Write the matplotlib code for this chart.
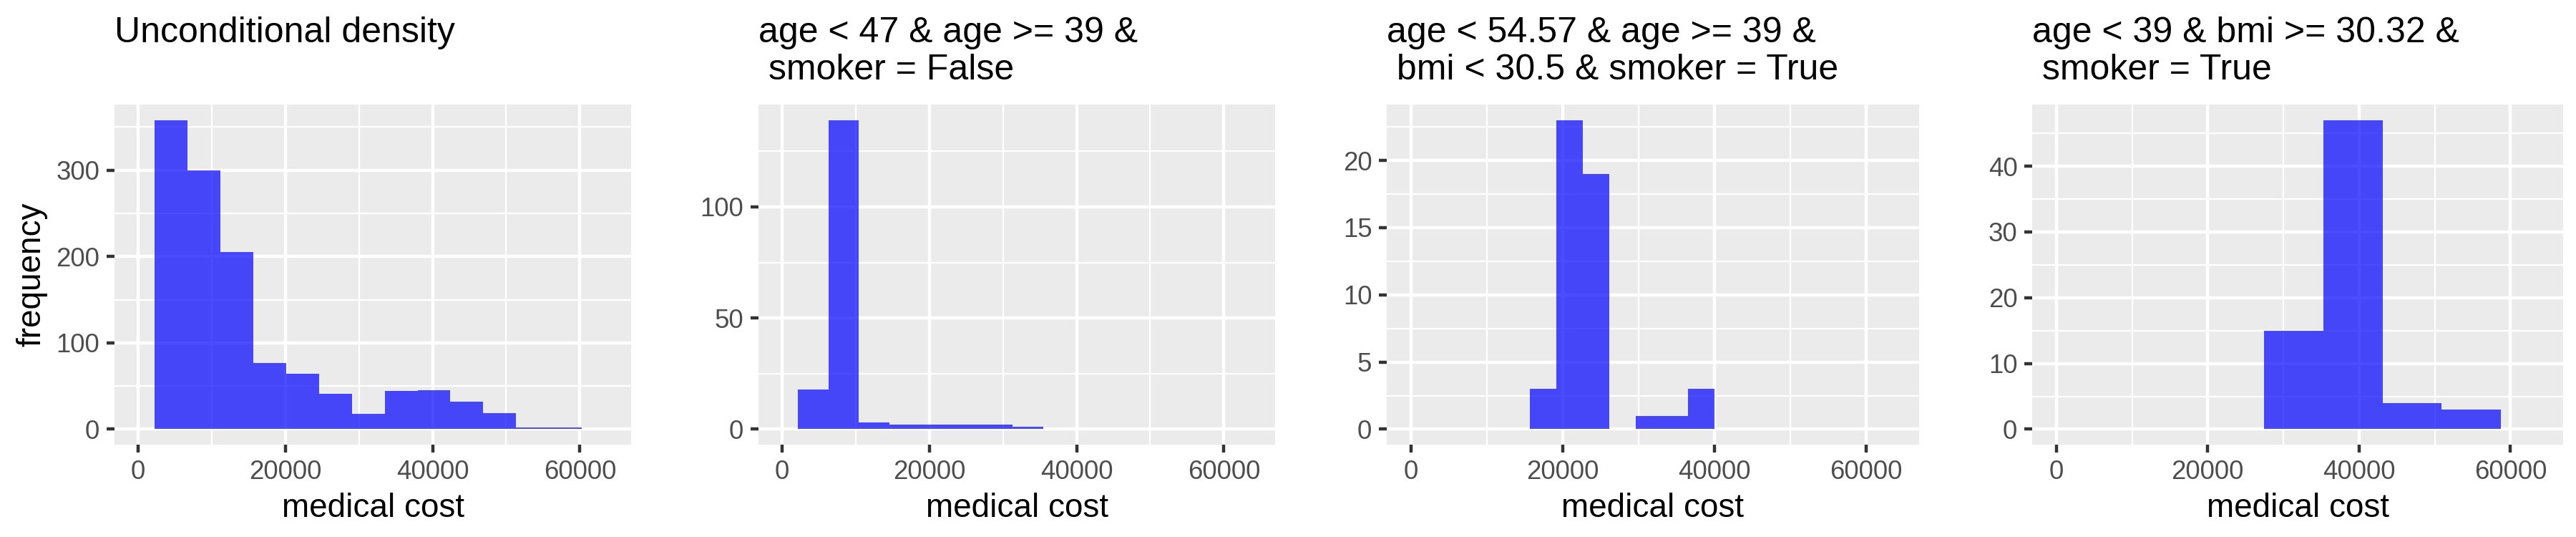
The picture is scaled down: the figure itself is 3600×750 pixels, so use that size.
import matplotlib
matplotlib.use("Agg")
import matplotlib.pyplot as plt
from matplotlib.ticker import MultipleLocator

plt.rcParams["font.family"] = ["Liberation Sans", "DejaVu Sans"]

# histogram bins (bin edges in $, counts per bin)
edges_all = [2238, 6703, 11168, 15633, 20098, 24563, 29028, 33493, 37958,
             42423, 46888, 51353, 55818, 60283]
counts_all = [358, 300, 205, 77, 64, 41, 18, 44, 45, 32, 19, 2, 2]

edges_mid = [2127, 6291, 10455, 14619, 18783, 22947, 27111, 31275, 35439]
counts_mid = [18, 139, 3, 2, 2, 2, 2, 1]

edges_old_smoker = [15695, 19167, 22639, 26111, 29583, 33055, 36527, 39999]
counts_old_smoker = [3, 23, 19, 0, 1, 1, 3]

edges_young_smoker = [27466, 35286, 43106, 50926, 58746]
counts_young_smoker = [15, 47, 4, 3]

titles = [
    "Unconditional density",
    "age < 47 & age >= 39 &\n smoker = False",
    "age < 54.57 & age >= 39 &\n bmi < 30.5 & smoker = True",
    "age < 39 & bmi >= 30.32 &\n smoker = True",
]
y_steps = [100, 50, 5, 10]
cost_max = 63770

panels = [
    (edges_all, counts_all),
    (edges_mid, counts_mid),
    (edges_old_smoker, counts_old_smoker),
    (edges_young_smoker, counts_young_smoker),
]

fig = plt.figure(figsize=(12, 2.5), dpi=300)

# axes boxes in figure fractions (left, bottom, width, height)
boxes = [
    (160 / 3600, 0.172, 722 / 3600, 0.633),
    (1060 / 3600, 0.172, 722 / 3600, 0.633),
    (1938 / 3600, 0.172, 744 / 3600, 0.633),
    (2840 / 3600, 0.172, 742 / 3600, 0.633),
]

for i, ((edges, counts), title) in enumerate(zip(panels, titles)):
    ax = fig.add_axes(boxes[i])
    ax.set_facecolor("#EBEBEB")
    ax.set_axisbelow(True)

    ax.hist(edges[:-1], bins=edges, weights=counts,
            color="blue", alpha=0.7, linewidth=0)

    pad = cost_max * 0.05
    ax.set_xlim(-pad, cost_max + pad)
    top = max(counts)
    ax.set_ylim(-0.05 * top, top * 1.05)

    ax.xaxis.set_major_locator(MultipleLocator(20000))
    ax.xaxis.set_minor_locator(MultipleLocator(10000))
    ax.yaxis.set_major_locator(MultipleLocator(y_steps[i]))
    ax.yaxis.set_minor_locator(MultipleLocator(y_steps[i] / 2))

    ax.grid(which="major", color="white", linewidth=1.07)
    ax.grid(which="minor", color="white", linewidth=0.53)

    for s in ax.spines.values():
        s.set_visible(False)

    ax.tick_params(which="major", length=2.75, width=1.07, color="#333333",
                   labelcolor="#4D4D4D", labelsize=8.8, pad=2.2)
    ax.tick_params(which="minor", length=0)

    ax.set_xlabel("medical cost", fontsize=11, labelpad=2.75)
    if i == 0:
        ax.set_ylabel("frequency", fontsize=11, labelpad=3)

    fig.text(boxes[i][0], 0.9687, title, fontsize=12, ha="left", va="top",
             linespacing=1.15)

fig.savefig("out.png", dpi=300, facecolor="white")
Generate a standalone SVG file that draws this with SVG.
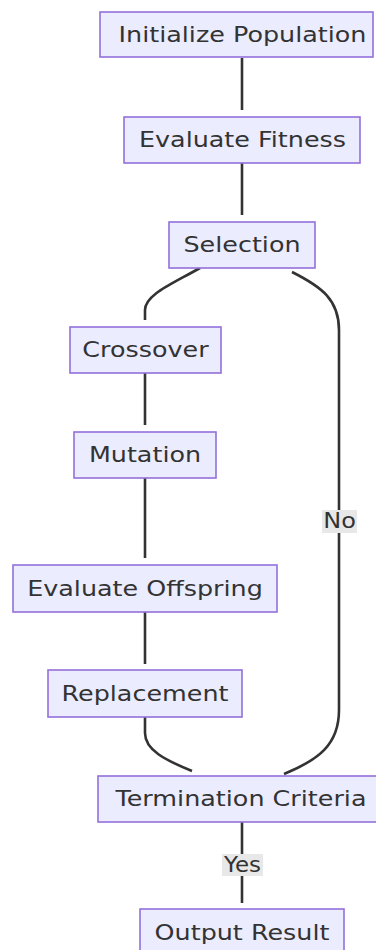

*****

Problem description
Which lines contain the word "that"? Return each of them.

Response to the exercise
The picture is scaled down: the figure itself is 3600×750 pixels, so use that size.
Generate a standalone SVG file that draws this with SVG.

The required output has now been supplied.